Thankfully, my love of Google Calendar and my aversion to being behind on emails have both been well-groomed from my days as a freelance pianist. I have my ongoing to-do list, sorted by due date, and the people I write about don’t get ignored. Everybody wins.

Listening to singers

Singers get a bad rap. They get pegged as loud and flakey, and sometimes they earn themselves a prejudicial reputation for having substandard musical skills. Now, I won’t say there aren’t singers out there who don’t warrant that bad rap (they’re more common in the early years of a undergrad degree in music), but I will say that pianists who become vocal coaches are connective forces between the “worlds” of singers and instrumentalists.

I watched as singers, who started their musical studies much later than I had, learned the same skills at what seemed like breakneck speeds; plus, they had the guts and bravery to sing in public, something that few instrumentalists would ever dare to do. The best coaches are the pianists who, early on, respect and listen to singers. They listen while they’re singing, but more importantly, they listen when they speak. Singers are raised to listen to the person at the piano, and it seems only fair that the pianist learns to meet a singer in the middle ground between their respective skill sets. You can decide they’re loud, flakey, and stupid, or you can decide that their process is different, and have a much more productive time.
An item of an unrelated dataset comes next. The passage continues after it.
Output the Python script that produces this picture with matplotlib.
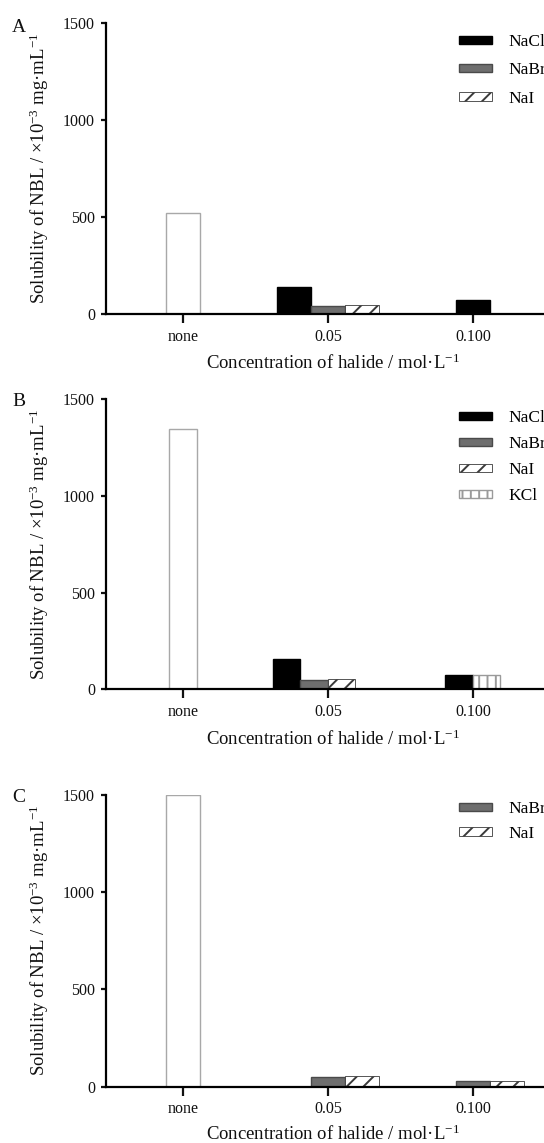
import matplotlib
matplotlib.use("Agg")
import matplotlib.pyplot as plt
from matplotlib.patches import Rectangle

# ---------------- data ----------------
categories = ["none", "0.05", "0.100"]
series_names = ["NaCl", "NaBr", "NaI", "KCl"]

A_none = 519
A_NaCl = [141, 74]
A_NaBr = [40, None]
A_NaI = [46, None]

B_none = 1346
B_NaCl = [155, 72]
B_NaBr = [48, None]
B_NaI = [53, None]
B_KCl = [0, 72]

C_none = 1500
C_NaCl = [0, 0]          # empty column slot (not in legend)
C_NaBr = [48, 31]
C_NaI = [55, 31]

yticks = [0, 500, 1000, 1500]
panel_letters = ["A", "B", "C"]

# ---------------- style ----------------
plt.rcParams['font.family'] = ['Liberation Serif', 'DejaVu Serif']
plt.rcParams['mathtext.fontset'] = 'custom'
plt.rcParams['mathtext.rm'] = 'Liberation Serif'
plt.rcParams['mathtext.it'] = 'Liberation Serif:italic'
plt.rcParams['hatch.linewidth'] = 1.4

styles = {
    "none": dict(facecolor="white", edgecolor="#a8a8a8", linewidth=1.0, hatch=None),
    "NaCl": dict(facecolor="black", edgecolor="black", linewidth=1.0, hatch=None),
    "NaBr": dict(facecolor="#6e6e6e", edgecolor="#4a4a4a", linewidth=1.0, hatch=None),
    "NaI": dict(facecolor="white", edgecolor="#3a3a3a", linewidth=0.6, hatch="//"),
    "KCl": dict(facecolor="white", edgecolor="#9a9a9a", linewidth=1.0, hatch="||"),
}

panels = [
    dict(none=A_none, data={"NaCl": A_NaCl, "NaBr": A_NaBr, "NaI": A_NaI},
         rect=[106/544, 1-314/1143, 438/544, 290.7/1143], width=0.235,
         leg_y=0.962, leg_pitch=0.70, xl_y=-0.169, let_y=0.984),
    dict(none=B_none, data={"NaCl": B_NaCl, "NaBr": B_NaBr, "NaI": B_NaI, "KCl": B_KCl},
         rect=[106/544, 1-689.3/1143, 438/544, 290.3/1143], width=0.19,
         leg_y=0.961, leg_pitch=0.57, xl_y=-0.172, let_y=0.99),
    dict(none=C_none, data={"NaCl": C_NaCl, "NaBr": C_NaBr, "NaI": C_NaI},
         rect=[106/544, 1-1086.7/1143, 438/544, 291.7/1143], width=0.235,
         leg_y=0.979, leg_pitch=0.50, xl_y=-0.162, let_y=0.99),
]

fig = plt.figure(figsize=(5.44, 11.43), dpi=100)

for letter, p in zip(panel_letters, panels):
    ax = fig.add_axes(p["rect"])
    w = p["width"]
    # control bar
    st = styles["none"]
    ax.bar([0], [p["none"]], width=w, bottom=0, facecolor=st["facecolor"],
           edgecolor=st["edgecolor"], linewidth=st["linewidth"], zorder=2)
    # halide groups
    for gi in range(len(categories) - 1):
        x0 = gi + 1
        present = [n for n in series_names if n in p["data"] and p["data"][n][gi] is not None]
        k = len(present)
        for i, name in enumerate(present):
            val = p["data"][name][gi]
            if val <= 0:
                continue
            st = styles[name]
            xpos = x0 + (i - (k - 1) / 2) * w
            ax.bar([xpos], [val], width=w, facecolor=st["facecolor"],
                   edgecolor=st["edgecolor"], linewidth=st["linewidth"],
                   hatch=st["hatch"], zorder=2)

    ax.set_xlim(-0.53, 2.49)
    ax.set_ylim(0, 1500)
    ax.set_xticks(range(len(categories)))
    ax.set_xticklabels(categories)
    ax.set_yticks(yticks)
    for s in ["top", "right"]:
        ax.spines[s].set_visible(False)
    for s in ["left", "bottom"]:
        ax.spines[s].set_linewidth(1.6)
        ax.spines[s].set_zorder(3)
    ax.tick_params(axis="x", direction="out", length=6.5, width=1.6, pad=4,
                   labelsize=11.5, colors="#111")
    ax.tick_params(axis="y", direction="out", length=3.5, width=1.6, pad=4.5,
                   labelsize=11.5, colors="#111")

    ax.text(0.517, p["xl_y"], "Concentration of halide / mol·L$^{-1}$", transform=ax.transAxes,
            ha="center", va="center", fontsize=13.5, color="#111")
    ax.text(-0.153, 0.5, "Solubility of NBL / ×10$^{-3}$ mg·mL$^{-1}$", transform=ax.transAxes,
            ha="center", va="center", rotation=90, fontsize=13.5, color="#111")
    ax.text(-0.199, p["let_y"], letter, transform=ax.transAxes, ha="center", va="center",
            fontsize=14, color="#111")

    # legend
    handles, labels = [], []
    for name in series_names:
        if name in p["data"] and any(v is not None and v > 0 for v in p["data"][name]):
            st = styles[name]
            handles.append(Rectangle((0, 0), 1, 1, facecolor=st["facecolor"],
                                     edgecolor=st["edgecolor"], linewidth=st["linewidth"],
                                     hatch=st["hatch"]))
            labels.append(name)
    ax.legend(handles, labels, loc="upper left", bbox_to_anchor=(0.806, p["leg_y"]),
              frameon=False, fontsize=12.5, handlelength=1.9, handleheight=0.35,
              handletextpad=0.92, labelspacing=p["leg_pitch"], borderpad=0, borderaxespad=0)

fig.savefig("out.png", dpi=100)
As a writer, I interview singers all the time. They’re totally fascinating, and my readers seem to agree. Singers tell me all sort of weird things, like the shape of their favourite pillow, or how they always travel with their lucky spork, or whether or not their dogs like it when they practice. They’re delightfully weird, and all of that weirdness comes from the same people who can do the incredible things they can do onstage. Stereotype all you want, but I’ll listen to any weird spork story that comes out of the same mouth which makes me sink happily into my opera seat.

Knowing what I don’t know

In my own experience, coaching singers is kind of like journalism. There’s a foundation of knowledge that continues to grow, but with every new singer - and every new story - there’s the possibility of having your mind changed.

I used to think I could hear the difference between a real rolled R and one of those uvular cheats, until I met a singer who was really good at uvular cheating. I used to think that opera companies had the same list of priorities as the singers they hire, until I spoke to people who run opera companies.

As a young coach, I often spent hours scrambling in preparation for the work I did with singers, entirely aware that there were things I could help them with, and things I had little hope of truly understanding. The middle ground comes in the things that singers and pianists can learn alongside each other. I think honest journalism comes from a similar balance, pairing what you know with what you don’t, and resisting the urge to fill in the gaps of unanswered questions.